Question 25 of Feller's "Introduction to Probability Theory and Its Applications" in chapter 6 asks the following (page 171):
Multiple Bernoulli Trials. In example (9.c) find the conditional probabilities p and q of (S, F) and (F, S), respectively, assuming that one of these combinations has occurred...
The context from example (9.c) is:
Two sequences of Bernoulli trials with probabilities of success and failure $p_1$, $q_1$ and $p_2$, $q_2$, respectively, may be considered one compound experiment with four possible outcomes in each trial, namely, the combinations of (S,S), (S,F), (F,S) and (F,F). The assumption that the two original sequences are independent is translated into the statement that the probabilities of the four outcomes are $p_1$$p_2$, $p_1$$q_2$, $q_1$$p_2$, $q_1$$q_2$, ...

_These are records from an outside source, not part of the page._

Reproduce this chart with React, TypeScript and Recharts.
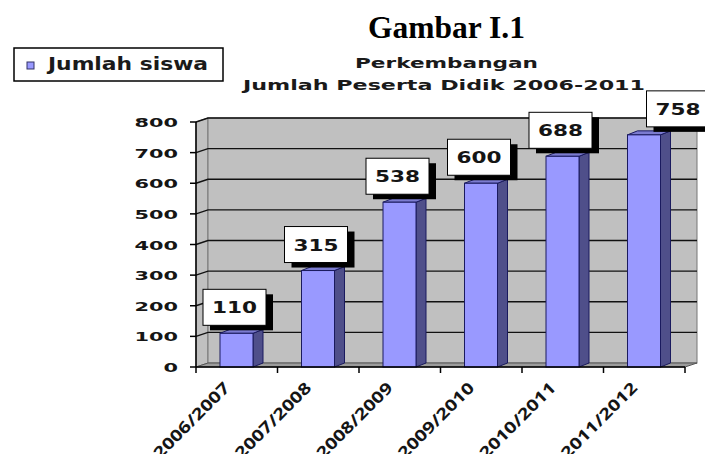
import { Bar, BarChart, LabelList, ReferenceArea, XAxis, YAxis } from 'recharts'

const years = ['2006/2007', '2007/2008', '2008/2009', '2009/2010', '2010/2011', '2011/2012']
const students = [110, 315, 538, 600, 688, 758]
const yTicks = [0, 100, 200, 300, 400, 500, 600, 700, 800]

const data = years.map((year, i) => ({ year, siswa: students[i] }))

// depth of the fake 3D look
const WALL_DX = 12
const WALL_DY = -4
const BAR_DX = 10
const BAR_DY = -4

const WALL = '#c0c0c0'
const FLOOR = '#9c9c9c'
const BAR_FRONT = '#9999ff'
const BAR_SIDE = '#4f4f8a'
const BAR_TOP = '#7b7bd0'
const BAR_EDGE = '#1a1a5e'

function Walls(props: any) {
  const { x, y, width: w, height: h } = props
  const max = yTicks[yTicks.length - 1]
  const n = years.length
  return (
    <g>
      <polygon
        points={`${x},${y} ${x + WALL_DX},${y + WALL_DY} ${x + WALL_DX},${y + h + WALL_DY} ${x},${y + h}`}
        fill={WALL}
        stroke="#777"
      />
      <rect x={x + WALL_DX} y={y + WALL_DY} width={w} height={h} fill={WALL} stroke="#777" />
      <polygon
        points={`${x},${y + h} ${x + WALL_DX},${y + h + WALL_DY} ${x + w + WALL_DX},${y + h + WALL_DY} ${x + w},${y + h}`}
        fill={FLOOR}
        stroke="#555"
      />
      {yTicks.slice(1).map((t) => {
        const gy = y + h - (t / max) * h
        return (
          <polyline
            key={t}
            points={`${x},${gy} ${x + WALL_DX},${gy + WALL_DY} ${x + w + WALL_DX},${gy + WALL_DY}`}
            fill="none"
            stroke="#111"
            strokeWidth={1.4}
          />
        )
      })}
      {Array.from({ length: n + 1 }, (_, k) => (
        <line
          key={k}
          x1={x + (k * w) / n}
          y1={y + h}
          x2={x + (k * w) / n}
          y2={y + h + 6}
          stroke="#000"
          strokeWidth={1.5}
        />
      ))}
    </g>
  )
}

function Bar3D(props: any) {
  const { x, y, width: w, height: h } = props
  if (!h) return null
  return (
    <g stroke={BAR_EDGE} strokeWidth={1}>
      <polygon
        points={`${x + w},${y} ${x + w + BAR_DX},${y + BAR_DY} ${x + w + BAR_DX},${y + h + BAR_DY} ${x + w},${y + h}`}
        fill={BAR_SIDE}
      />
      <polygon
        points={`${x},${y} ${x + BAR_DX},${y + BAR_DY} ${x + w + BAR_DX},${y + BAR_DY} ${x + w},${y}`}
        fill={BAR_TOP}
      />
      <rect x={x} y={y} width={w} height={h} fill={BAR_FRONT} />
    </g>
  )
}

function BoxLabel(props: any) {
  const { x, y, width, value, index } = props
  const shift = index === students.length - 1 ? 34 : -2
  const cx = Number(x) + Number(width) / 2 + shift
  const bw = 63
  const bh = 36
  const bx = cx - bw / 2
  const by = Number(y) - 8 - bh
  return (
    <g>
      <rect x={bx + 7} y={by + 5} width={bw} height={bh} fill="#000" />
      <rect x={bx} y={by} width={bw} height={bh} fill="#fff" stroke="#000" />
      <text
        x={cx}
        y={by + bh / 2 + 6}
        textAnchor="middle"
        fontFamily="DejaVu Sans"
        fontWeight="bold"
        fontSize={16}
        textLength={45}
        lengthAdjust="spacingAndGlyphs"
        fill="#151515"
      >
        {value}
      </text>
    </g>
  )
}

function YTick(props: any) {
  const { x, y, payload } = props
  const s = String(payload.value)
  return (
    <text
      x={x}
      y={y}
      dy={5}
      textAnchor="end"
      fontFamily="DejaVu Sans"
      fontWeight="bold"
      fontSize={13}
      textLength={s.length * 14.5}
      lengthAdjust="spacingAndGlyphs"
      fill="#151515"
    >
      {s}
    </text>
  )
}

function XTick(props: any) {
  const { x, y, payload } = props
  return (
    <g transform={`translate(${x - 6},${y + 22}) rotate(-45)`}>
      <text
        textAnchor="end"
        fontFamily="Open Sans"
        fontWeight={700}
        fontSize={16}
        textLength={100}
        lengthAdjust="spacingAndGlyphs"
        fill="#151515"
      >
        {payload.value}
      </text>
    </g>
  )
}

export default function App() {
  return (
    <div style={{ position: 'absolute', left: 0, top: 0, width: 705, height: 454, background: '#fff' }}>
      <BarChart
        width={705}
        height={454}
        data={data}
        margin={{ top: 122, right: 20, bottom: 7, left: 136 }}
      >
        <ReferenceArea y1={0} y2={800} ifOverflow="visible" shape={Walls} />
        <XAxis
          dataKey="year"
          height={80}
          axisLine={{ stroke: '#000', strokeWidth: 1.5 }}
          tickLine={false}
          tickSize={0}
          tickMargin={0}
          interval={0}
          tick={XTick}
        />
        <YAxis
          width={60}
          domain={[0, 800]}
          ticks={yTicks}
          axisLine={{ stroke: '#000', strokeWidth: 1.5 }}
          tickLine={{ stroke: '#000', strokeWidth: 1.5 }}
          tickSize={6}
          tickMargin={12}
          tick={YTick}
        />
        <Bar dataKey="siswa" barSize={33} shape={Bar3D} isAnimationActive={false}>
          <LabelList dataKey="siswa" content={BoxLabel} />
        </Bar>
      </BarChart>
      <svg
        width={705}
        height={454}
        style={{ position: 'absolute', left: 0, top: 0, pointerEvents: 'none' }}
      >
        <text
          x={446.5}
          y={38}
          textAnchor="middle"
          fontFamily="Liberation Serif"
          fontWeight="bold"
          fontSize={32}
          textLength={157}
          lengthAdjust="spacingAndGlyphs"
          fill="#000"
        >
          Gambar I.1
        </text>
        <text
          x={446.5}
          y={68}
          textAnchor="middle"
          fontFamily="DejaVu Sans"
          fontWeight="bold"
          fontSize={14}
          textLength={183}
          lengthAdjust="spacingAndGlyphs"
          fill="#1a1a1a"
        >
          Perkembangan
        </text>
        <text
          x={444}
          y={90}
          textAnchor="middle"
          fontFamily="DejaVu Sans"
          fontWeight="bold"
          fontSize={14}
          textLength={402}
          lengthAdjust="spacingAndGlyphs"
          fill="#1a1a1a"
        >
          Jumlah Peserta Didik 2006-2011
        </text>
        <rect x={14} y={48} width={209} height={33} fill="#fff" stroke="#000" strokeWidth={1.5} />
        <rect x={27} y={62} width={7} height={7} fill={BAR_FRONT} stroke="#333366" />
        <text
          x={48}
          y={70}
          fontFamily="DejaVu Sans"
          fontWeight="bold"
          fontSize={17}
          textLength={160}
          lengthAdjust="spacingAndGlyphs"
          fill="#1a1a1a"
        >
          Jumlah siswa
        </text>
      </svg>
    </div>
  )
}
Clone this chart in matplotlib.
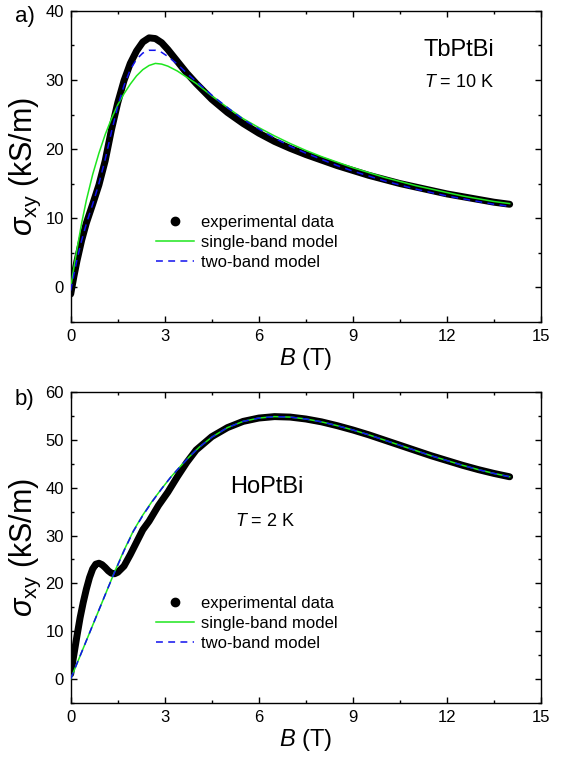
import numpy as np
import matplotlib
matplotlib.use("Agg")
import matplotlib.pyplot as plt
from matplotlib.lines import Line2D

plt.rcParams['font.family'] = ['Liberation Sans', 'DejaVu Sans']
plt.rcParams['mathtext.fontset'] = 'custom'
plt.rcParams['mathtext.rm'] = 'Liberation Sans'
plt.rcParams['mathtext.it'] = 'Liberation Sans:italic'

# ---- panel a) TbPtBi, T = 10 K ----
B_a = [0, 0.1, 0.2, 0.35, 0.5, 0.7, 0.9, 1.1, 1.3, 1.5, 1.7, 1.9, 2.1, 2.3, 2.5, 2.7,
       2.9, 3.1, 3.4, 3.7, 4.0, 4.5, 5.0, 5.5, 6.0, 6.5, 7.0, 7.5, 8.0, 8.5, 9.0, 9.5,
       10, 10.5, 11, 11.5, 12, 12.5, 13, 13.5, 14]
exp_a = [-1.0, 1.5, 3.8, 6.8, 9.3, 12.0, 14.8, 18.3, 22.8, 26.7, 29.9, 32.4, 34.2, 35.5,
         36.1, 36.0, 35.4, 34.4, 32.7, 31.0, 29.5, 27.2, 25.3, 23.7, 22.3, 21.1, 20.1, 19.2,
         18.4, 17.6, 16.9, 16.2, 15.6, 15.0, 14.5, 14.0, 13.5, 13.1, 12.7, 12.3, 12.0]
single_a = [0.0, 2.8, 5.5, 9.3, 12.6, 16.3, 19.4, 22.1, 24.4, 26.4, 28.0, 29.4, 30.6, 31.5,
            32.1, 32.4, 32.3, 32.0, 31.3, 30.4, 29.5, 27.7, 26.0, 24.4, 23.1, 21.9, 20.8, 19.8,
            18.9, 18.1, 17.3, 16.6, 15.9, 15.3, 14.7, 14.2, 13.7, 13.2, 12.8, 12.4, 12.1]
two_a = [-0.5, 1.8, 4.0, 6.8, 9.2, 12.0, 15.0, 18.5, 22.5, 26.2, 29.2, 31.5, 33.0, 33.9,
         34.3, 34.3, 34.0, 33.4, 32.3, 31.0, 29.8, 27.8, 26.0, 24.3, 22.9, 21.6, 20.4, 19.4,
         18.5, 17.6, 16.8, 16.1, 15.4, 14.8, 14.2, 13.7, 13.2, 12.8, 12.4, 12.0, 11.7]

# ---- panel b) HoPtBi, T = 2 K ----
B_b_exp = [0, 0.1, 0.2, 0.3, 0.4, 0.5, 0.6, 0.7, 0.8, 0.9, 1.0, 1.1, 1.2, 1.3, 1.4, 1.5,
           1.7, 1.9, 2.1, 2.3, 2.5, 2.8, 3.1, 3.4, 3.7, 4.0, 4.5, 5.0, 5.5, 6.0, 6.5, 7.0,
           7.5, 8.0, 8.5, 9.0, 9.5, 10, 10.5, 11, 11.5, 12, 12.5, 13, 13.5, 14]
exp_b = [1.0, 5.0, 9.0, 12.8, 16.0, 18.8, 21.2, 23.0, 24.0, 24.2, 23.9, 23.3, 22.6, 22.1,
         22.0, 22.3, 23.6, 26.0, 28.6, 31.2, 33.0, 36.3, 39.1, 42.3, 45.3, 47.9, 50.7, 52.6,
         53.9, 54.6, 54.9, 54.8, 54.4, 53.8, 53.0, 52.1, 51.1, 50.0, 48.9, 47.8, 46.7, 45.7,
         44.7, 43.8, 43.0, 42.3]
B_b = [0, 0.2, 0.4, 0.6, 0.8, 1.0, 1.2, 1.4, 1.7, 2.0, 2.3, 2.6, 2.9, 3.2, 3.5, 3.8, 4.1,
       4.5, 5.0, 5.5, 6.0, 6.5, 7.0, 7.5, 8.0, 8.5, 9.0, 9.5, 10, 10.5, 11, 11.5, 12, 12.5,
       13, 13.5, 14]
single_b = [0.0, 3.2, 6.4, 9.6, 12.8, 16.0, 19.2, 22.4, 26.9, 31.0, 34.3, 37.2, 39.8, 42.3,
            44.5, 46.6, 48.5, 50.6, 52.6, 53.9, 54.6, 54.9, 54.8, 54.4, 53.8, 53.0, 52.1,
            51.1, 50.0, 48.9, 47.8, 46.7, 45.7, 44.7, 43.8, 43.0, 42.3]
two_b = [0.0, 3.2, 6.4, 9.6, 12.8, 16.0, 19.2, 22.3, 26.8, 30.9, 34.2, 37.1, 39.8, 42.3,
         44.5, 46.6, 48.5, 50.6, 52.6, 53.9, 54.6, 54.9, 54.8, 54.4, 53.8, 53.0, 52.1,
         51.1, 50.0, 48.9, 47.8, 46.7, 45.7, 44.7, 43.8, 43.0, 42.3]

legend_labels = ['experimental data', 'single-band model', 'two-band model']
green = '#1ee61e'
blue = '#1010ee'

fig = plt.figure(figsize=(5.67, 7.59), dpi=100)
ax_a = fig.add_axes([0.1247, 0.5762, 0.8295, 0.4094])
ax_b = fig.add_axes([0.1247, 0.0742, 0.8295, 0.4090])

panels = [
    (ax_a, B_a, exp_a, B_a, single_a, two_a, (-5, 40), 'TbPtBi', '$T$ = 10 K', (0.826, 0.874), (0.826, 0.771)),
    (ax_b, B_b_exp, exp_b, B_b, single_b, two_b, (-5, 60), 'HoPtBi', '$T$ = 2 K', (0.418, 0.695), (0.413, 0.585)),
]

for ax, bx, ey, mx, sy, ty, ylim, name, temp, name_pos, temp_pos in panels:
    ax.plot(bx, ey, color='black', lw=5, solid_capstyle='round', solid_joinstyle='round', zorder=2)
    ax.plot(mx, sy, color=green, lw=1.1, zorder=3)
    ax.plot(mx, ty, color=blue, lw=1.1, ls=(0, (4.5, 3.5)), zorder=4)

    ax.set_xlim(0, 15)
    ax.set_ylim(*ylim)
    ax.set_xticks(np.arange(0, 16, 3))
    ax.set_xticks(np.arange(1.5, 15, 3), minor=True)
    ax.set_yticks(np.arange(0, ylim[1] + 1, 10))
    ax.set_yticks(np.arange(-5, ylim[1] + 1, 10), minor=True)
    ax.tick_params(which='both', direction='in', top=True, right=True, labelsize=12, width=1)
    ax.tick_params(which='major', length=4.5, pad=5)
    ax.tick_params(which='minor', length=2.5)
    for s in ax.spines.values():
        s.set_linewidth(1)

    ax.set_xlabel('$B$ (T)', fontsize=17, labelpad=2)
    ax.set_ylabel(r'$\sigma_{\rm xy}$ (kS/m)', fontsize=22)
    ax.yaxis.set_label_coords(-0.058, 0.5)

    ax.text(name_pos[0], name_pos[1], name, transform=ax.transAxes, fontsize=17,
            ha='center', va='center')
    ax.text(temp_pos[0], temp_pos[1], temp, transform=ax.transAxes, fontsize=13,
            ha='center', va='center')

    handles = [Line2D([], [], color='black', marker='o', ms=6, ls='none'),
               Line2D([], [], color=green, lw=1.1),
               Line2D([], [], color=blue, lw=1.1, ls=(0, (4.5, 3.5)))]
    ax.legend(handles, legend_labels, loc='upper left', bbox_to_anchor=(0.163, 0.37),
              frameon=False, fontsize=12, handlelength=2.3, handletextpad=0.4,
              labelspacing=0.3, borderpad=0)

fig.text(0.026, 0.978, 'a)', fontsize=16, ha='left', va='center')
fig.text(0.026, 0.473, 'b)', fontsize=16, ha='left', va='center')

fig.savefig('out.png', dpi=100)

My thought was that I needed to calculate $p = P((S,F)|((S,F) or (F,S))) = \frac{p_1q_2(p_1q_2 + q_1p_2)}{(p_1q_2 + q_1p_2)} = p_1q_2$ however the book quotes the answer as $\frac{p_1q_2}{(p_1q_2 + q_1p_2)}$ but I can't quite understand why this is the case as the trials are independent.

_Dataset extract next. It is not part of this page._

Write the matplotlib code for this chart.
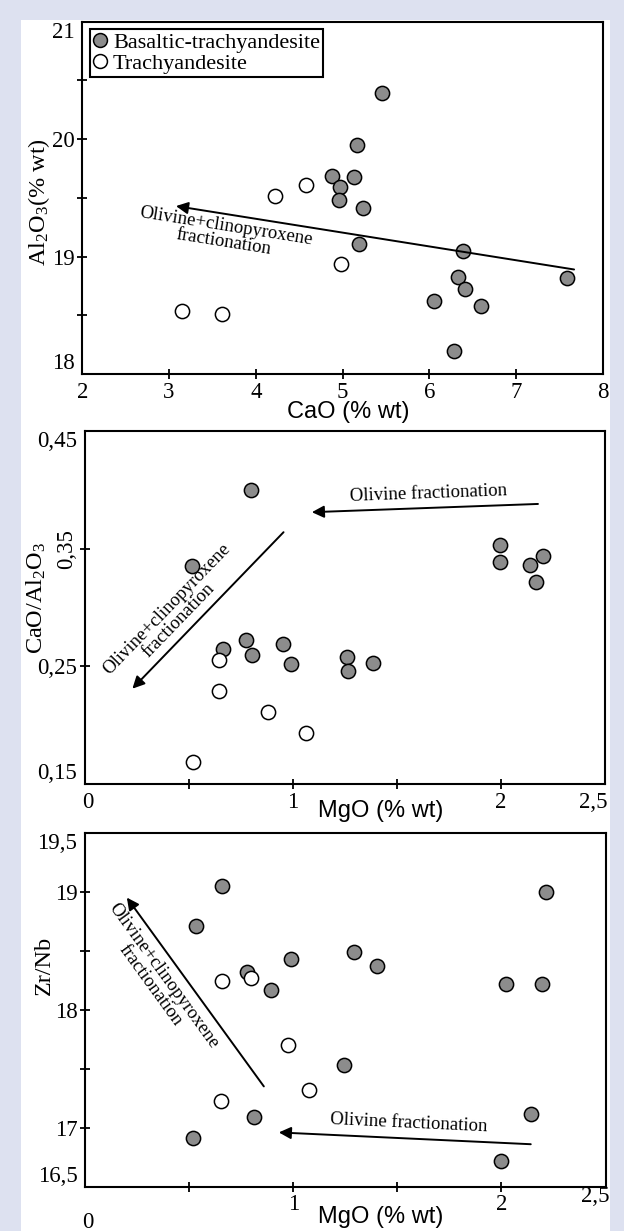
import numpy as np
import matplotlib
matplotlib.use("Agg")
import matplotlib.pyplot as plt
from matplotlib.patches import Rectangle
from matplotlib.lines import Line2D

plt.rcParams["font.family"] = ["Liberation Serif", "DejaVu Serif"]
plt.rcParams["mathtext.default"] = "regular"

# --- data ---
# CaO vs Al2O3
cao_basalt = [5.45, 5.17, 4.88, 5.13, 4.97, 4.96, 5.24, 5.19, 6.39, 6.33, 6.41, 6.06, 6.60, 6.29, 7.59]
al2o3_basalt = [20.39, 19.95, 19.69, 19.68, 19.59, 19.48, 19.41, 19.11, 19.05, 18.83, 18.72, 18.62, 18.58, 18.20, 18.82]
cao_trachy = [4.22, 4.58, 4.98, 3.15, 3.61]
al2o3_trachy = [19.52, 19.61, 18.94, 18.54, 18.51]

# MgO vs CaO/Al2O3
mgo_basalt_2 = [0.80, 0.515, 0.663, 0.774, 0.803, 0.954, 0.992, 1.259, 1.266, 1.387, 1.994, 1.998, 2.14, 2.20, 2.17]
ratio_basalt = [0.400, 0.335, 0.265, 0.272, 0.260, 0.269, 0.252, 0.258, 0.246, 0.253, 0.353, 0.339, 0.336, 0.344, 0.322]
mgo_trachy_2 = [0.644, 0.644, 0.883, 1.065, 0.521]
ratio_trachy = [0.255, 0.229, 0.211, 0.193, 0.169]

# MgO vs Zr/Nb
mgo_basalt_3 = [0.656, 0.533, 0.990, 1.291, 1.403, 0.776, 0.891, 1.245, 0.811, 0.520, 2.216, 2.021, 2.197, 2.141, 1.996]
zrnb_basalt = [19.05, 18.71, 18.43, 18.49, 18.37, 18.32, 18.17, 17.53, 17.09, 16.91, 19.00, 18.22, 18.22, 17.12, 16.72]
mgo_trachy_3 = [0.660, 0.799, 0.977, 1.076, 0.652]
zrnb_trachy = [18.24, 18.27, 17.70, 17.32, 17.23]

legend_labels = ["Basaltic-trachyandesite", "Trachyandesite"]
trend_ol_cpx = "Olivine+clinopyroxene\nfractionation"
trend_ol = "Olivine fractionation"

W, H = 624, 1231
GREY = "#8c8c8c"
TICK_FS = 16.5


def fx(px):
    return px / W


def fy(py):
    return 1 - py / H


fig = plt.figure(figsize=(W / 100, H / 100), dpi=100, facecolor="#dde1f0")
fig.patches.append(Rectangle((fx(21), 0), fx(610) - fx(21), fy(20), transform=fig.transFigure,
                             facecolor="white", edgecolor="none", zorder=-5))


def make_ax(left, top, right, bottom):
    ax = fig.add_axes([fx(left), fy(bottom), (right - left) / W, (bottom - top) / H])
    ax.set_facecolor("none")
    for s in ax.spines.values():
        s.set_linewidth(1.5)
    ax.tick_params(direction="inout", length=7, width=1.3, labelsize=TICK_FS, pad=2)
    return ax


def points(ax, xb, yb, xt, yt):
    ax.scatter(xb, yb, s=105, c=GREY, edgecolors="black", linewidths=1.1, zorder=3)
    ax.scatter(xt, yt, s=105, c="white", edgecolors="black", linewidths=1.1, zorder=3)


def trend(ax, tail, head, label, pos):
    ax.annotate("", xy=head, xytext=tail,
                arrowprops=dict(arrowstyle="-|>", color="black", lw=1.4,
                                mutation_scale=18, shrinkA=0, shrinkB=0))
    a = ax.transData.transform([head, tail])
    d = a[1] - a[0]
    rot = np.degrees(np.arctan2(d[1], d[0]))
    ax.text(pos[0], pos[1], label, rotation=rot, rotation_mode="anchor", ha="center", va="center",
            fontsize=13.5, linespacing=0.95, multialignment="center")


def fix_corners(ax, xfirst=True, xlast=True, yfirst=True, ylast=True):
    xt = ax.xaxis.get_major_ticks()
    yt = ax.yaxis.get_major_ticks()
    if xfirst:
        xt[0].tick1line.set_visible(False)
    if xlast:
        xt[-1].tick1line.set_visible(False)
    if yfirst:
        yt[0].tick1line.set_visible(False)
    if ylast:
        yt[-1].tick1line.set_visible(False)
    labs = ax.get_yticklabels()
    labs[0].set_va("bottom")
    labs[-1].set_va("top")


# ---- top: CaO vs Al2O3 ----
ax1 = make_ax(82.3, 21.7, 602.7, 374)
ax1.set_xlim(2, 8)
ax1.set_ylim(18, 21)
ax1.set_xticks(range(2, 9))
ax1.set_xticklabels([str(v) for v in range(2, 9)])
ax1.set_yticks(np.arange(18, 21.01, 0.5))
ax1.set_yticklabels(["18", "", "19", "", "20", "", "21"])
fix_corners(ax1)
points(ax1, cao_basalt, al2o3_basalt, cao_trachy, al2o3_trachy)
trend(ax1, (7.67, 18.89), (3.08, 19.43), trend_ol_cpx, (3.64, 19.19))
handles = [Line2D([], [], marker="o", ls="none", ms=10, mfc=GREY, mec="black", mew=1.1),
           Line2D([], [], marker="o", ls="none", ms=10, mfc="white", mec="black", mew=1.1)]
leg = ax1.legend(handles, legend_labels, loc="upper left", bbox_to_anchor=(0, 1), borderaxespad=0.33,
                 fancybox=False, framealpha=1, edgecolor="black", fontsize=16, handlelength=0.65,
                 handletextpad=0.25, labelspacing=0.02, borderpad=0.15)
leg.get_frame().set_linewidth(1.5)
fig.text(fx(39), fy(202), "Al$_2$O$_3$(% wt)", rotation=90, fontsize=17.5, ha="center", va="center")
fig.text(fx(348), fy(412), "CaO (% wt)", fontsize=17, family="Liberation Sans", ha="center", va="center")

# ---- middle: MgO vs CaO/Al2O3 ----
ax2 = make_ax(84.5, 431, 605, 784)
ax2.set_xlim(0, 2.5)
ax2.set_ylim(0.15, 0.45)
ax2.set_xticks([0.5, 1, 1.5, 2])
ax2.set_xticklabels(["", "1", "", "2"])
ax2.set_yticks([0.15, 0.25, 0.35, 0.45])
ax2.set_yticklabels(["0,15", "0,25", "0,35", "0,45"])
fix_corners(ax2, xfirst=False, xlast=False)
ax2.get_yticklabels()[2].set_rotation(90)
ax2.get_yticklabels()[2].set_va("center")
points(ax2, mgo_basalt_2, ratio_basalt, mgo_trachy_2, ratio_trachy)
trend(ax2, (2.178, 0.388), (1.092, 0.381), trend_ol, (1.65, 0.397))
trend(ax2, (0.956, 0.364), (0.230, 0.231), trend_ol_cpx, (0.423, 0.2936))
fig.text(fx(88), fy(802), "0", fontsize=TICK_FS, ha="center", va="center")
fig.text(fx(607), fy(803), "2,5", fontsize=TICK_FS, ha="right", va="center")
fig.text(fx(36), fy(598), "CaO/Al$_2$O$_3$", rotation=90, fontsize=17.5, ha="center", va="center")
fig.text(fx(381), fy(811), "MgO (% wt)", fontsize=17, family="Liberation Sans", ha="center", va="center")

# ---- bottom: MgO vs Zr/Nb ----
ax3 = make_ax(85, 832.7, 605.5, 1186.7)
ax3.set_xlim(0, 2.5)
ax3.set_ylim(16.5, 19.5)
ax3.set_xticks([0.5, 1, 1.5, 2])
ax3.set_xticklabels(["", "1", "", "2"])
ax3.set_yticks(np.arange(16.5, 19.51, 0.5))
ax3.set_yticklabels(["16,5", "17", "", "18", "", "19", "19,5"])
fix_corners(ax3, xfirst=False, xlast=False)
points(ax3, mgo_basalt_3, zrnb_basalt, mgo_trachy_3, zrnb_trachy)
trend(ax3, (0.859, 17.35), (0.201, 18.95), trend_ol_cpx, (0.345, 18.25))
trend(ax3, (2.141, 16.86), (0.931, 16.96), trend_ol, (1.553, 17.04))
fig.text(fx(88), fy(1222), "0", fontsize=TICK_FS, ha="center", va="center")
fig.text(fx(610), fy(1197), "2,5", fontsize=TICK_FS, ha="right", va="center")
fig.text(fx(44), fy(965), "Zr/Nb", rotation=90, fontsize=17.5, ha="center", va="center")
fig.text(fx(381), fy(1217), "MgO (% wt)", fontsize=17, family="Liberation Sans", ha="center", va="center")

fig.savefig("out.png", dpi=100, facecolor=fig.get_facecolor())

Would anybody be able to help explain why this is the case? And also why any previous combinations affects the current probability at all? Thanks
Your formula for conditional probability is incorrect, and I'm not quite sure how you achieved it since your comment is a bit hard to read. Regardless it should be: $$\mathbb{P}(A | A \cup B) = \frac{\mathbb{P}(A \cap [A \cup B])}{\mathbb{P}(A \cup B)} = \frac{\mathbb{P}(A)}{\mathbb{P}(A \cup B)}$$ You can then do the same steps to achieve the correct answer. I think you made a mistake in the last step, where you assume that $A \cap (A \cup B)$ are two independent events, hence they can be multiplied. But this isn't true.
If $A$ is true, $A \cup B$ is also clearly true, so they must not be independent (the first event causes the second). However, lucky for us this is an identity called the absorption identity, and it's proof is straightforward and visible on this thread and it states that: $$A \cap (A \cup B) = A \cup (A \cap B) = A$$